There is also a degree of control between pterylae. Bilaterally symmetrical pterylae have synchronised moulting – an important feature in flying birds. The sequence of pterylae starts with the wing feathers spreads to the body and ends at the neck and head. In fowls, the moult is a seasonal occurrence in autumn. However, environmental conditions may initiate a moult at other times. Fowls in good production are prone to a moult when stress is applied. Males moult before females.
Thyroxine, the hormone of the thyroid gland plays an important part in the growth, differentiation and patterning of feathers by increasing the metabolic activity of the feather forming cells. Chicken down is not influenced by thyroxine and only the feathers of juveniles and adults are dependent on having adequate levels available.
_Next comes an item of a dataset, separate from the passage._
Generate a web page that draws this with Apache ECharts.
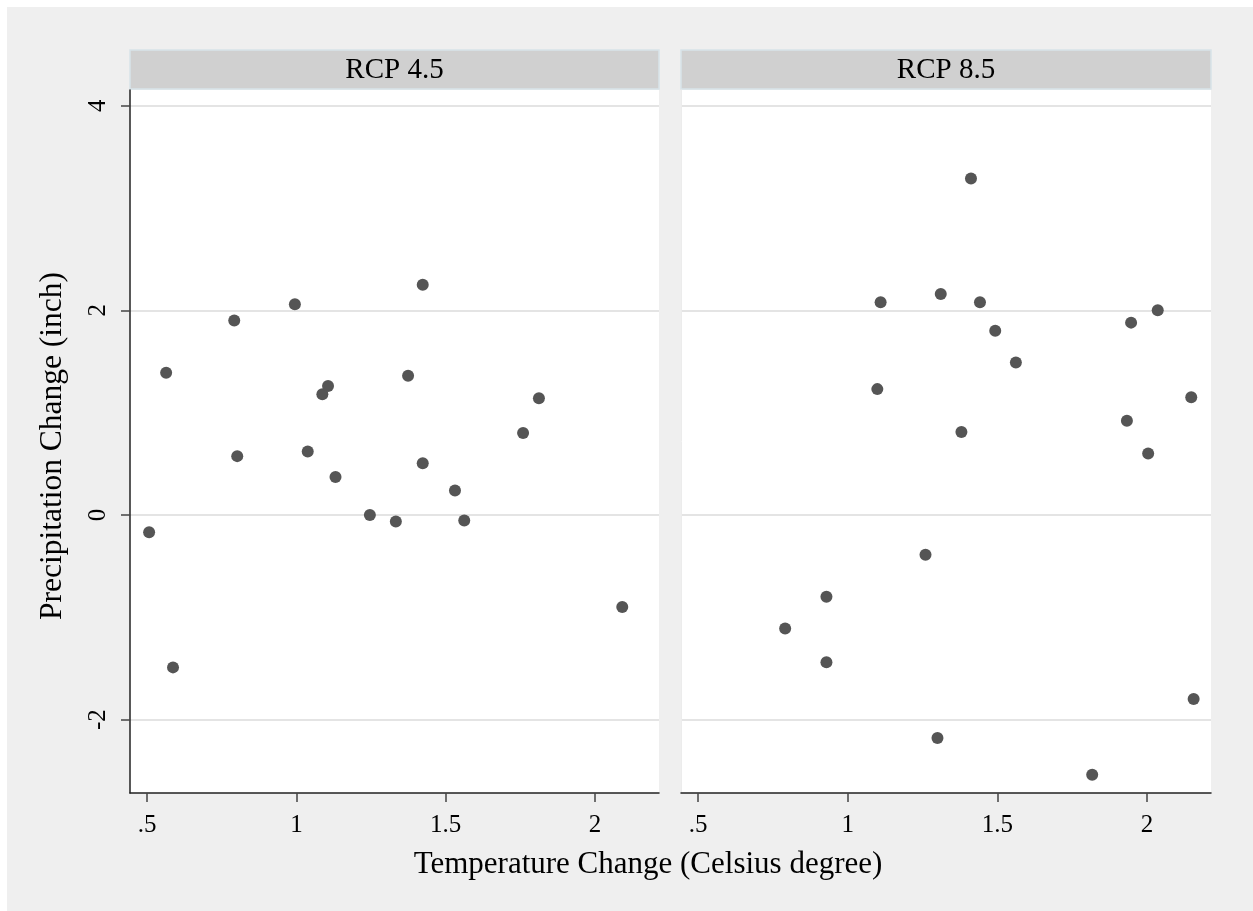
<!DOCTYPE html>
<html>
<head>
<meta charset="utf-8">
<script src="https://cdn.jsdelivr.net/npm/echarts@6/dist/echarts.min.js"></script>
<style>
html,body{margin:0;padding:0;background:#fff;}
#chart{width:1253px;height:911px;}
</style>
</head>
<body>
<div id="chart"></div>
<script>
// ---- data ----
const panelTitles = ['RCP 4.5', 'RCP 8.5'];
const rcp45Temp   = [0.507, 0.564, 0.587, 0.792, 0.802, 0.995, 1.038, 1.087, 1.106, 1.131, 1.246, 1.333, 1.374, 1.423, 1.423, 1.531, 1.562, 1.759, 1.812, 2.091];
const rcp45Precip = [-0.17, 1.39, -1.49, 1.90, 0.575, 2.06, 0.62, 1.18, 1.26, 0.37, 0.0, -0.065, 1.36, 2.25, 0.505, 0.24, -0.055, 0.80, 1.14, -0.90];
const rcp85Temp   = [0.791, 0.929, 0.929, 1.099, 1.110, 1.260, 1.300, 1.311, 1.380, 1.412, 1.442, 1.493, 1.562, 1.817, 1.933, 1.947, 2.004, 2.036, 2.148, 2.156];
const rcp85Precip = [-1.11, -0.80, -1.44, 1.23, 2.08, -0.39, -2.18, 2.16, 0.81, 3.29, 2.08, 1.80, 1.49, -2.54, 0.92, 1.88, 0.60, 2.00, 1.15, -1.80];
const xTicks = [0.5, 1, 1.5, 2];
const xTickLabels = ['.5', '1', '1.5', '2'];
const yTicks = [-2, 0, 2, 4];
const yTickLabels = ['-2', '0', '2', '4'];
const xTitle = 'Temperature Change (Celsius degree)';
const yTitle = 'Precipitation Change (inch)';

// ---- chart ----
const FONT = 'Liberation Serif';
const chart = echarts.init(document.getElementById('chart'), null, {renderer: 'canvas'});

const grids = [
  {left: 130, top: 90, width: 529, height: 703},
  {left: 681, top: 90, width: 530, height: 703}
];
const xMin = 0.443, xMax = 2.214, yMin = -2.718, yMax = 4.154;

function pairs(xs, ys) { return xs.map((x, i) => [x, ys[i]]); }

const xAxes = grids.map((g, i) => ({
  type: 'value', gridIndex: i, min: xMin, max: xMax,
  axisLine: {show: true, onZero: false, lineStyle: {color: '#222', width: 1.5}},
  axisTick: {show: true, length: 9, lineStyle: {color: '#444', width: 1.5}, customValues: xTicks},
  axisLabel: {show: false, customValues: xTicks},
  splitLine: {show: false}
}));

const yAxes = grids.map((g, i) => ({
  type: 'value', gridIndex: i, min: yMin, max: yMax,
  axisLine: {show: true, onZero: false, lineStyle: {color: i === 0 ? '#222' : '#ececec', width: i === 0 ? 1.5 : 1}},
  axisTick: {show: i === 0, length: 9, lineStyle: {color: '#444', width: 1.5}, customValues: yTicks},
  axisLabel: {show: false, customValues: yTicks},
  splitLine: {show: true, lineStyle: {color: '#e4e4e4', width: 2}}
}));

chart.setOption({
  animation: false,
  backgroundColor: '#ffffff',
  grid: grids.map(g => Object.assign({show: true, backgroundColor: '#ffffff', borderWidth: 0, containLabel: false}, g)),
  xAxis: xAxes,
  yAxis: yAxes,
  series: [
    {type: 'scatter', xAxisIndex: 0, yAxisIndex: 0, data: pairs(rcp45Temp, rcp45Precip),
      symbol: 'circle', symbolSize: 12, itemStyle: {color: '#555555', opacity: 1}},
    {type: 'scatter', xAxisIndex: 1, yAxisIndex: 1, data: pairs(rcp85Temp, rcp85Precip),
      symbol: 'circle', symbolSize: 12, itemStyle: {color: '#555555', opacity: 1}}
  ]
});

// decorations + tick labels positioned through the library's own scales
const tickFont = '25px "' + FONT + '"';
const graphics = [
  {type: 'rect', z: -10, silent: true, shape: {x: 7, y: 7, width: 1246, height: 904}, style: {fill: '#efefef'}},
  {type: 'text', silent: true, x: 648, y: 865,
    style: {text: xTitle, font: '31px "' + FONT + '"', fill: '#000', textAlign: 'center', textVerticalAlign: 'middle'}},
  {type: 'text', silent: true, x: 53, y: 446, rotation: Math.PI / 2,
    style: {text: yTitle, font: '31.5px "' + FONT + '"', fill: '#000', textAlign: 'center', textVerticalAlign: 'middle'}}
];
grids.forEach((g, i) => {
  graphics.push({type: 'rect', silent: true, shape: {x: g.left, y: 50, width: g.width, height: 39},
    style: {fill: '#d0d0d0', stroke: '#d8e3e9', lineWidth: 1.5}});
  graphics.push({type: 'text', silent: true, x: g.left + g.width / 2, y: 70,
    style: {text: panelTitles[i], font: '29px "' + FONT + '"', fill: '#000', textAlign: 'center', textVerticalAlign: 'middle'}});
  xTicks.forEach((v, k) => {
    const p = chart.convertToPixel({xAxisIndex: i, yAxisIndex: i}, [v, yMin]);
    graphics.push({type: 'text', silent: true, x: p[0], y: p[1] + 32,
      style: {text: xTickLabels[k], font: tickFont, fill: '#000', textAlign: 'center', textVerticalAlign: 'middle'}});
  });
});
yTicks.forEach((v, k) => {
  const p = chart.convertToPixel({xAxisIndex: 0, yAxisIndex: 0}, [xMin, v]);
  graphics.push({type: 'text', silent: true, x: p[0] - 32, y: p[1], rotation: Math.PI / 2,
    style: {text: yTickLabels[k], font: tickFont, fill: '#000', textAlign: 'center', textVerticalAlign: 'middle'}});
});
chart.setOption({graphic: graphics});
</script>
</body>
</html>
Wing feather growth is not dependent as well and, after the removal of the thyroid gland, all feather growth in adults ceases except on the wings. Giving thyroxine induces a moult by speeding up the anagen phase with females being more sensitive than males.
High levels of oestrogen (female sex hormone) e.g. as occurs during egg laying, retard feather formation and maximum egg production occur when the follicles are in the telogen phase. A reduction in production is usually associated with the anagen phase. Oestrogen and testosterone influence feather development and are responsible for differences occurring between males and females. In the absence of androgens, males develop “female” type feathers. Removal of the gonads will produce a situation where the feathers are being replaced continuously rather than on an annual basis i.e. an annual moult.
The light pattern to which the birds are subjected also affects feather development and moulting because of its effect on the pituitary gland. This, in turn, controls the production of gonadotropins by the ovaries and testes, and thyroxine by the thyroid gland. Increasing day length stimulates the production of the gonadotropins and thyroxine while decreasing day length causes a reduction in their production.